Bangkok: The year 2014 turned out to be a turbulent one for Southeast Asia with two plane tragedies and a coup hitting global headlines, even as India’s ties with the key region gained momentum with the new Indian government turning the ‘Look East’ policy into an ‘Act East’ strategy.
Prime Minister Narendra Modi used the East Asia Summit in Myanmar last month to stress India’s seriousness to advance India-ASEAN economic relations, signalling a more action- oriented policy towards South East Asia to boost economy and expand the country’s global role.
“A new era of economic development, industrialisation and trade has begun in India. Externally, India’s ‘Look East Policy’ has become ‘Act East Policy’,” Modi had said at the ASEAN-India Summit.

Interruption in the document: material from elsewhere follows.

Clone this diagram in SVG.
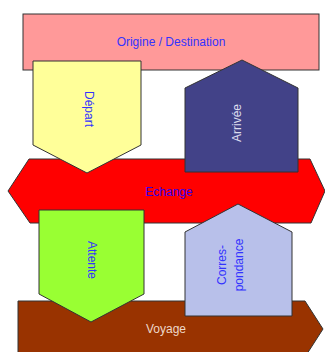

He highlighted specific recommendations to advance ASEAN- India economic relations over the next few years, including establishing a special purpose vehicle for project financing, building information highways, and inviting ASEAN countries to participate in India?s ongoing economic transformation.
‘Look East’ was introduced in the early 1990s by the then prime minister PV Narasimha Rao. It was endorsed by his successors Atal Bihari Vajpayee and Manmohan Singh.
Modi held productive meetings with individual Southeast Asian states, including Singapore and Myanmar — the only ASEAN country India shares a land border with.
Modi and Burmese President Thein Sein both reviewed key ongoing joint infrastructure projects such as the India- Myanmar-Thailand trilateral highway and the Kaladan project.
Kaladan Multi-Modal Transit Transport Project will connect the eastern seaport of Kolkata with Sittwe seaport in Myanmar by sea; it will then link Sittwe seaport to Lashio in Myanmar via Kaladan river boat route and then from Lashio on to Mizoram by road transport.
Singapore Prime Minister Lee Hsein Loong invited Modi to visit the city-state in 2015 to celebrate the 50th anniversary of bilateral ties. Modi met Thai Prime Minister Prayut Chan-o-cha who expressed interest in the ‘Make in India’ initiative.
During External Affairs Minister Sushma Swaraj’s visit to Myanmar to India-ASEAN meeting, India said it would soon draft a five-year action plan starting 2016 for enhancing connectivity and cooperation in diverse areas.
But the year was not so good for the region as it saw two heart wrenching tragedies in the airline industry’s history.
Malaysia Airlines Flight MH370 with 239 people, including five Indians aboard, disappeared mysteriously over the Indian Ocean en route to Beijing, China.
A multinational search effort, involving several nations including India, in the Gulf of Thailand, Andman Sea and the South China Sea, failed to find the debris or crash site.
After 131 days, Malaysia Airlines Flight MH 17 was shot down over Ukraine on July 17, killing all 298 people aboard.
In May, Thailand witnessed a coup when armed forces led by Gen Prayuth Chan-ocha toppled the caretaker government, following six months of political crisis.